Armut ist Kindern vor allem eines: peinlich

Die deutsche Wirtschaft brummt. Trotzdem steigt die Zahl der Kinder, die in Armut aufwachsen, an. Nach den jüngsten Berechnungen der Bertelsmann-Stiftung lebten 2015 im Bundesdurchschnitt 14,7 Prozent aller Kinder und Jugendlichen in Familien, die staatliche Grundsicherungsleistungen beziehen. In Frankfurt waren es sogar 22 Prozent, also mehr als jedes fünfte Kind.
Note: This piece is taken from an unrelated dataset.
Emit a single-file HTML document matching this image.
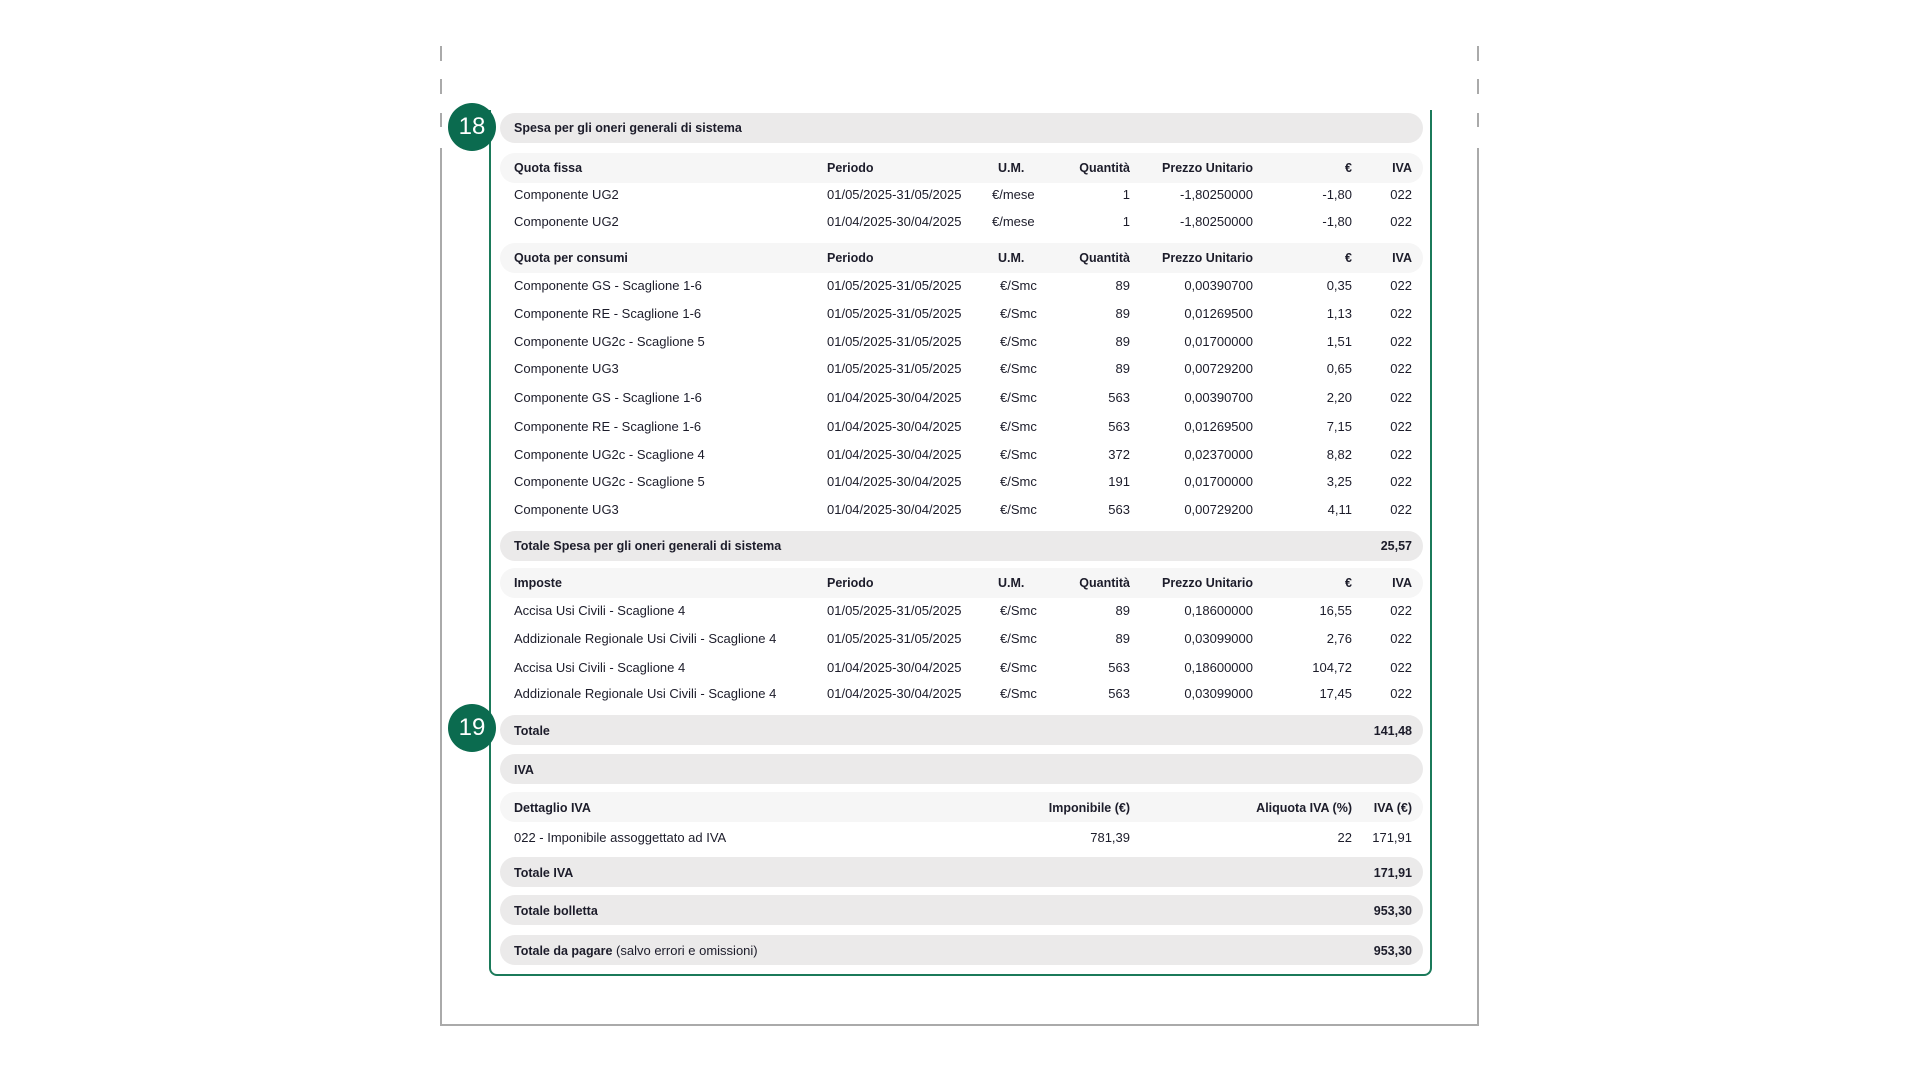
<!DOCTYPE html>
<html><head><meta charset="utf-8"><style>
body{margin:0;width:1920px;height:1080px;background:#fff;position:relative;overflow:hidden;font-family:"Liberation Sans",sans-serif;font-size:13px;color:#1c1c2a}
.r{position:absolute;left:0;width:1920px;height:20px;line-height:20px;margin-top:1px}
.r span{position:absolute;white-space:nowrap}
.c1{left:514px}.c2{left:827px}.c3{left:992px}
.c4{right:790px}.c5{right:667px}.c6{right:568px}.c7{right:508px}
.um{left:1000px}
.b{font-weight:bold;font-size:12.5px}
.bar{position:absolute;left:500px;width:923px;height:30px;border-radius:15px;background:#ebeaea}
.sub{position:absolute;left:500px;width:923px;height:30px;border-radius:15px;background:#f6f6f6}
.circ{position:absolute;width:48px;height:48px;border-radius:50%;background:#0b6b4f;color:#fff;font-size:24px;line-height:48px;text-align:center}
.vl{position:absolute;width:2px;background:#aaa}
</style></head><body>
<div class="vl" style="left:440px;top:46px;height:15px"></div>
<div class="vl" style="left:440px;top:79px;height:15px"></div>
<div class="vl" style="left:440px;top:113px;height:14px"></div>
<div class="vl" style="left:440px;top:148px;height:877px"></div>
<div class="vl" style="left:1477px;top:46px;height:15px"></div>
<div class="vl" style="left:1477px;top:79px;height:15px"></div>
<div class="vl" style="left:1477px;top:113px;height:14px"></div>
<div class="vl" style="left:1477px;top:148px;height:877px"></div>
<div style="position:absolute;left:440px;top:1024px;width:1039px;height:2px;background:#aaa"></div>
<div style="position:absolute;left:489px;top:110px;width:939px;height:864px;border:2px solid #1b7a5a;border-top:none;border-radius:0 0 8px 8px"></div>

<div class="bar" style="top:113px"></div>
<div class="sub" style="top:153px"></div>
<div class="sub" style="top:243px"></div>
<div class="bar" style="top:531px"></div>
<div class="sub" style="top:568px"></div>
<div class="bar" style="top:715px"></div>
<div class="bar" style="top:754px"></div>
<div class="sub" style="top:792px"></div>
<div class="bar" style="top:857px"></div>
<div class="bar" style="top:895px"></div>
<div class="bar" style="top:935px"></div>

<div class="circ" style="left:448px;top:103px">18</div>
<div class="circ" style="left:448px;top:704px">19</div>

<div class="r" style="top:117px"><span class="c1 b">Spesa per gli oneri generali di sistema</span></div>

<div class="r" style="top:157px"><span class="c1 b">Quota fissa</span><span class="c2 b">Periodo</span><span class="c3 b" style="left:998px">U.M.</span><span class="c4 b">Quantità</span><span class="c5 b">Prezzo Unitario</span><span class="c6 b">€</span><span class="c7 b">IVA</span></div>
<div class="r" style="top:184px"><span class="c1">Componente UG2</span><span class="c2">01/05/2025-31/05/2025</span><span class="c3">€/mese</span><span class="c4">1</span><span class="c5">-1,80250000</span><span class="c6">-1,80</span><span class="c7">022</span></div>
<div class="r" style="top:211px"><span class="c1">Componente UG2</span><span class="c2">01/04/2025-30/04/2025</span><span class="c3">€/mese</span><span class="c4">1</span><span class="c5">-1,80250000</span><span class="c6">-1,80</span><span class="c7">022</span></div>

<div class="r" style="top:247px"><span class="c1 b">Quota per consumi</span><span class="c2 b">Periodo</span><span class="c3 b" style="left:998px">U.M.</span><span class="c4 b">Quantità</span><span class="c5 b">Prezzo Unitario</span><span class="c6 b">€</span><span class="c7 b">IVA</span></div>
<div class="r" style="top:275px"><span class="c1">Componente GS - Scaglione 1-6</span><span class="c2">01/05/2025-31/05/2025</span><span class="um">€/Smc</span><span class="c4">89</span><span class="c5">0,00390700</span><span class="c6">0,35</span><span class="c7">022</span></div>
<div class="r" style="top:303px"><span class="c1">Componente RE - Scaglione 1-6</span><span class="c2">01/05/2025-31/05/2025</span><span class="um">€/Smc</span><span class="c4">89</span><span class="c5">0,01269500</span><span class="c6">1,13</span><span class="c7">022</span></div>
<div class="r" style="top:331px"><span class="c1">Componente UG2c - Scaglione 5</span><span class="c2">01/05/2025-31/05/2025</span><span class="um">€/Smc</span><span class="c4">89</span><span class="c5">0,01700000</span><span class="c6">1,51</span><span class="c7">022</span></div>
<div class="r" style="top:358px"><span class="c1">Componente UG3</span><span class="c2">01/05/2025-31/05/2025</span><span class="um">€/Smc</span><span class="c4">89</span><span class="c5">0,00729200</span><span class="c6">0,65</span><span class="c7">022</span></div>
<div class="r" style="top:387px"><span class="c1">Componente GS - Scaglione 1-6</span><span class="c2">01/04/2025-30/04/2025</span><span class="um">€/Smc</span><span class="c4">563</span><span class="c5">0,00390700</span><span class="c6">2,20</span><span class="c7">022</span></div>
<div class="r" style="top:416px"><span class="c1">Componente RE - Scaglione 1-6</span><span class="c2">01/04/2025-30/04/2025</span><span class="um">€/Smc</span><span class="c4">563</span><span class="c5">0,01269500</span><span class="c6">7,15</span><span class="c7">022</span></div>
<div class="r" style="top:444px"><span class="c1">Componente UG2c - Scaglione 4</span><span class="c2">01/04/2025-30/04/2025</span><span class="um">€/Smc</span><span class="c4">372</span><span class="c5">0,02370000</span><span class="c6">8,82</span><span class="c7">022</span></div>
<div class="r" style="top:471px"><span class="c1">Componente UG2c - Scaglione 5</span><span class="c2">01/04/2025-30/04/2025</span><span class="um">€/Smc</span><span class="c4">191</span><span class="c5">0,01700000</span><span class="c6">3,25</span><span class="c7">022</span></div>
<div class="r" style="top:499px"><span class="c1">Componente UG3</span><span class="c2">01/04/2025-30/04/2025</span><span class="um">€/Smc</span><span class="c4">563</span><span class="c5">0,00729200</span><span class="c6">4,11</span><span class="c7">022</span></div>

<div class="r" style="top:535px"><span class="c1 b">Totale Spesa per gli oneri generali di sistema</span><span class="c7 b">25,57</span></div>

<div class="r" style="top:572px"><span class="c1 b">Imposte</span><span class="c2 b">Periodo</span><span class="c3 b" style="left:998px">U.M.</span><span class="c4 b">Quantità</span><span class="c5 b">Prezzo Unitario</span><span class="c6 b">€</span><span class="c7 b">IVA</span></div>
<div class="r" style="top:600px"><span class="c1">Accisa Usi Civili - Scaglione 4</span><span class="c2">01/05/2025-31/05/2025</span><span class="um">€/Smc</span><span class="c4">89</span><span class="c5">0,18600000</span><span class="c6">16,55</span><span class="c7">022</span></div>
<div class="r" style="top:628px"><span class="c1">Addizionale Regionale Usi Civili - Scaglione 4</span><span class="c2">01/05/2025-31/05/2025</span><span class="um">€/Smc</span><span class="c4">89</span><span class="c5">0,03099000</span><span class="c6">2,76</span><span class="c7">022</span></div>
<div class="r" style="top:657px"><span class="c1">Accisa Usi Civili - Scaglione 4</span><span class="c2">01/04/2025-30/04/2025</span><span class="um">€/Smc</span><span class="c4">563</span><span class="c5">0,18600000</span><span class="c6">104,72</span><span class="c7">022</span></div>
<div class="r" style="top:683px"><span class="c1">Addizionale Regionale Usi Civili - Scaglione 4</span><span class="c2">01/04/2025-30/04/2025</span><span class="um">€/Smc</span><span class="c4">563</span><span class="c5">0,03099000</span><span class="c6">17,45</span><span class="c7">022</span></div>

<div class="r" style="top:720px"><span class="c1 b">Totale</span><span class="c7 b">141,48</span></div>
<div class="r" style="top:759px"><span class="c1 b">IVA</span></div>
<div class="r" style="top:797px"><span class="c1 b">Dettaglio IVA</span><span class="c4 b">Imponibile (€)</span><span class="c6 b">Aliquota IVA (%)</span><span class="c7 b">IVA (€)</span></div>
<div class="r" style="top:827px"><span class="c1">022 - Imponibile assoggettato ad IVA</span><span class="c4">781,39</span><span class="c6">22</span><span class="c7">171,91</span></div>
<div class="r" style="top:862px"><span class="c1 b">Totale IVA</span><span class="c7 b">171,91</span></div>
<div class="r" style="top:900px"><span class="c1 b">Totale bolletta</span><span class="c7 b">953,30</span></div>
<div class="r" style="top:940px"><span class="c1"><b style="font-size:12.5px">Totale da pagare</b> (salvo errori e omissioni)</span><span class="c7 b">953,30</span></div>
</body></html>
Gemeinsames Kochen im Jugendhaus: Viele Kinder mit Armutserfahrungen bekommen zuhause kein gesundes Essen. Foto: Rolf Oeser

Gemeinsames Kochen im Jugendhaus: Viele Kinder mit Armutserfahrungen bekommen zuhause kein gesundes Essen. Foto: Rolf Oeser

Aus dem Freigelände eines Frankfurter Kindergartens dringt fröhliches Geschrei, im Flur zieht sich ein etwa fünfjähriges Mädchen warm an. Die lange, beige Jacke ist dem Kind deutlich zu groß. Wahrscheinlich geerbt. Oder auf Zuwachs gekauft. Das Mädchen läuft hinaus, um mit den anderen Kindern zu toben.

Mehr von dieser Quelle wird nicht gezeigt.